What sustains your characters? What pleasures do they have in their lives? So often we focus almost exclusively on all that troubles them—all the problems, all the pressures. After all, we all know stories start in the midst of some sort of instability. It’s only natural then to open a story at the point where trouble comes to call or where the life a character thought was theirs gets thrown into doubt. Trouble begets more trouble and sends a narrative along a path of cause and effect. Your main character acts which leads to a certain result that requires further action, and like that you have a plot that grows organically from choices and consequences. Trouble pays off big-time for the plot, but what about your characters’ joys? How can a narrative make good use of happiness?
Happiness can lend texture to a narrative, allowing it to sound more than one note. The joyful provides an interesting contrast to the trouble. You can even use happiness as a way of making way for that trouble. Paradise always gets disturbed by that pesky snake inviting us to eat the apple. Temptation is so hard to resist especially if we’re talking about the superbly delicious Honeycrisp apple. If we know what makes our characters happy, we have an invitation to a plot that will threaten everything they hold dear.
Happiness can also be used to great advantage when creating round characters. The moping loner enjoys singing along to pop tunes inside his house. Who would have guessed? The angry boss relaxes by doing watercolors. The possibilities are endless. Try creating a hobby that will stand in opposition to the baseline of the character. Immediately, you make that character more interesting and more difficult to pigeonhole. The gloomy with sugary sweet pop music. The angry with delicate watercolors. You get the idea. Ask yourself what hobby or activity or talent would you least expect your character to have. Then all you have to do is to make it believable that such a person would enjoy that hobby, or do that thing, or have that special ability. To do that, all you really have to do is pay attention to the particulars. Can you describe your character painting watercolors with authenticity? Do you have the intimate knowledge that will make the details convincing?
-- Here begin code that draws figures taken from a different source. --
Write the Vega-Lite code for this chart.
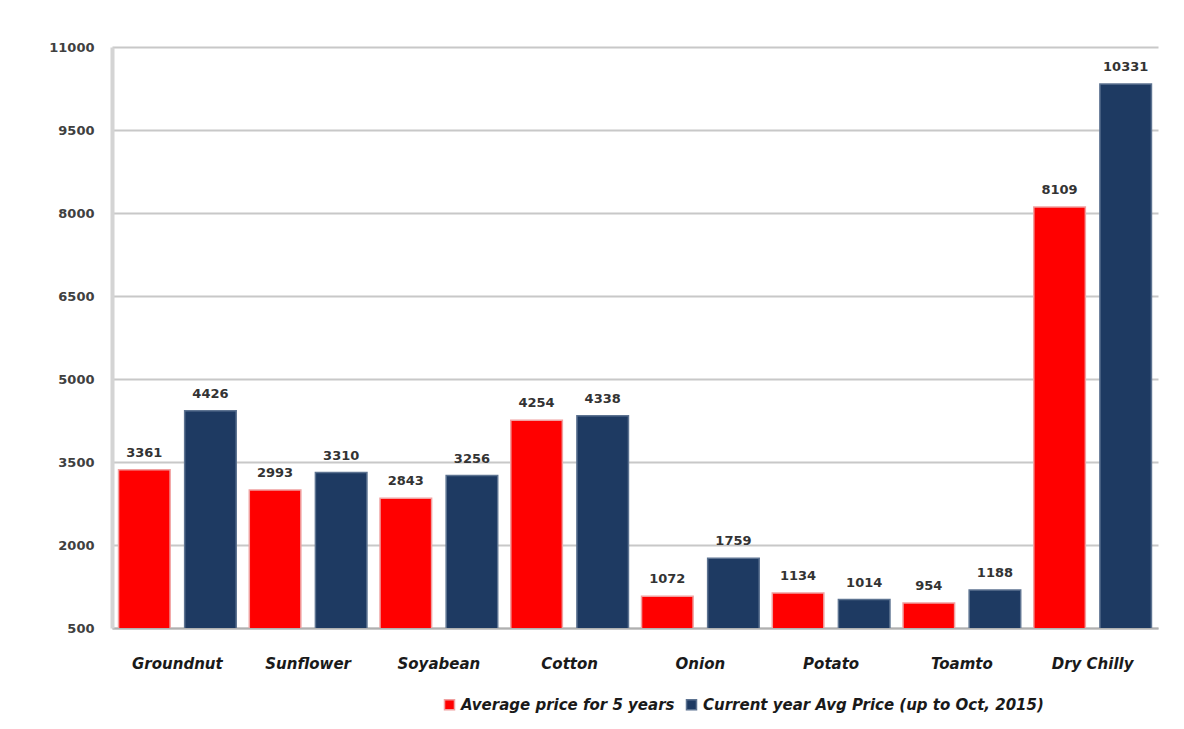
{
  "$schema": "https://vega.github.io/schema/vega-lite/v6.json",
  "width": 1046,
  "height": 581,
  "autosize": {"type": "none"},
  "padding": {"left": 112, "top": 47, "right": 26, "bottom": 101},
  "background": "white",
  "config": {
    "view": {"stroke": null},
    "font": "DejaVu Sans"
  },
  "data": {
    "values": [
      {"crop": "Groundnut", "series": "Average price for 5 years", "price": 3361},
      {"crop": "Groundnut", "series": "Current year Avg Price (up to Oct, 2015)", "price": 4426},
      {"crop": "Sunflower", "series": "Average price for 5 years", "price": 2993},
      {"crop": "Sunflower", "series": "Current year Avg Price (up to Oct, 2015)", "price": 3310},
      {"crop": "Soyabean", "series": "Average price for 5 years", "price": 2843},
      {"crop": "Soyabean", "series": "Current year Avg Price (up to Oct, 2015)", "price": 3256},
      {"crop": "Cotton", "series": "Average price for 5 years", "price": 4254},
      {"crop": "Cotton", "series": "Current year Avg Price (up to Oct, 2015)", "price": 4338},
      {"crop": "Onion", "series": "Average price for 5 years", "price": 1072},
      {"crop": "Onion", "series": "Current year Avg Price (up to Oct, 2015)", "price": 1759},
      {"crop": "Potato", "series": "Average price for 5 years", "price": 1134},
      {"crop": "Potato", "series": "Current year Avg Price (up to Oct, 2015)", "price": 1014},
      {"crop": "Toamto", "series": "Average price for 5 years", "price": 954},
      {"crop": "Toamto", "series": "Current year Avg Price (up to Oct, 2015)", "price": 1188},
      {"crop": "Dry Chilly", "series": "Average price for 5 years", "price": 8109},
      {"crop": "Dry Chilly", "series": "Current year Avg Price (up to Oct, 2015)", "price": 10331}
    ]
  },
  "encoding": {
    "x": {
      "field": "crop",
      "type": "nominal",
      "sort": null,
      "scale": {"paddingInner": 0.1, "paddingOuter": 0.05},
      "axis": {
        "title": null,
        "labelAngle": 0,
        "ticks": false,
        "labelPadding": 28,
        "labelFont": "DejaVu Sans",
        "labelFontSize": 15,
        "labelFontWeight": "bold",
        "labelFontStyle": "italic",
        "labelColor": "#1a1a1a",
        "domainColor": "#b0b0b0",
        "domainWidth": 2,
        "grid": false
      }
    },
    "xOffset": {
      "field": "series",
      "type": "nominal",
      "scale": {"paddingInner": 0.22}
    },
    "y": {
      "field": "price",
      "type": "quantitative",
      "scale": {"domain": [500, 11000], "zero": false, "nice": false},
      "axis": {
        "title": null,
        "values": [500, 2000, 3500, 5000, 6500, 8000, 9500, 11000],
        "format": "d",
        "labelFontSize": 13,
        "labelFontWeight": "bold",
        "labelColor": "#404040",
        "labelPadding": 18,
        "ticks": false,
        "domainColor": "#d4d4d4",
        "domainWidth": 4,
        "gridColor": "#c8c8c8",
        "gridWidth": 2
      }
    }
  },
  "layer": [
    {
      "mark": {"type": "bar", "strokeWidth": 1.5, "clip": true},
      "encoding": {
        "color": {
          "field": "series",
          "type": "nominal",
          "scale": {
            "domain": ["Average price for 5 years", "Current year Avg Price (up to Oct, 2015)"],
            "range": ["#ff0000", "#1e3a62"]
          },
          "legend": {
            "title": null,
            "orient": "none",
            "direction": "horizontal",
            "legendX": 330,
            "legendY": 650,
            "symbolType": "square",
            "symbolSize": 100,
            "labelFontSize": 15,
            "labelFontWeight": "bold",
            "labelFontStyle": "italic",
            "labelColor": "#1a1a1a",
            "labelLimit": 0,
            "columnPadding": 8,
            "labelOffset": 4
          }
        },
        "stroke": {
          "field": "series",
          "type": "nominal",
          "scale": {
            "domain": ["Average price for 5 years", "Current year Avg Price (up to Oct, 2015)"],
            "range": ["#f0a0a0", "#5d7391"]
          },
          "legend": null
        }
      }
    },
    {
      "mark": {"type": "text", "baseline": "bottom", "dy": -10, "fontSize": 13, "fontWeight": "bold", "color": "#333333"},
      "encoding": {
        "text": {"field": "price", "type": "quantitative"}
      }
    }
  ]
}
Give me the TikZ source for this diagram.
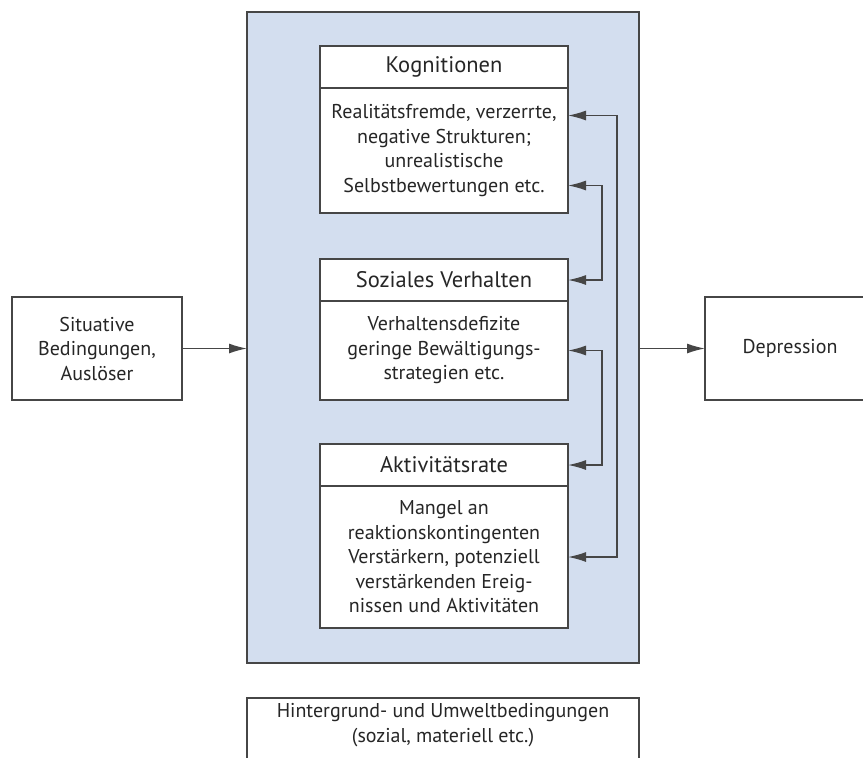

Finally, happiness can be used to great effect at the end of the story as a reminder to characters of everything they’ve lost or almost lost. The bittersweet ending relies on this acknowledgment of both the ugly and the beautiful, or to put it another way, the trouble and the paradise.
Which is where I find myself at age sixty-five—an age from which I can realistically see the troubles behind me, all around me, and on into the diminishing future, while also giving thanks for everything that gives me pleasure. If you ask me, that’s not a bad place for a writer to be.
Happy Birthday! Laurelville cider, I hope. It’s a nice drive south to get it.
Thanks, Angela. I’ll have to check the cider to see where it came from.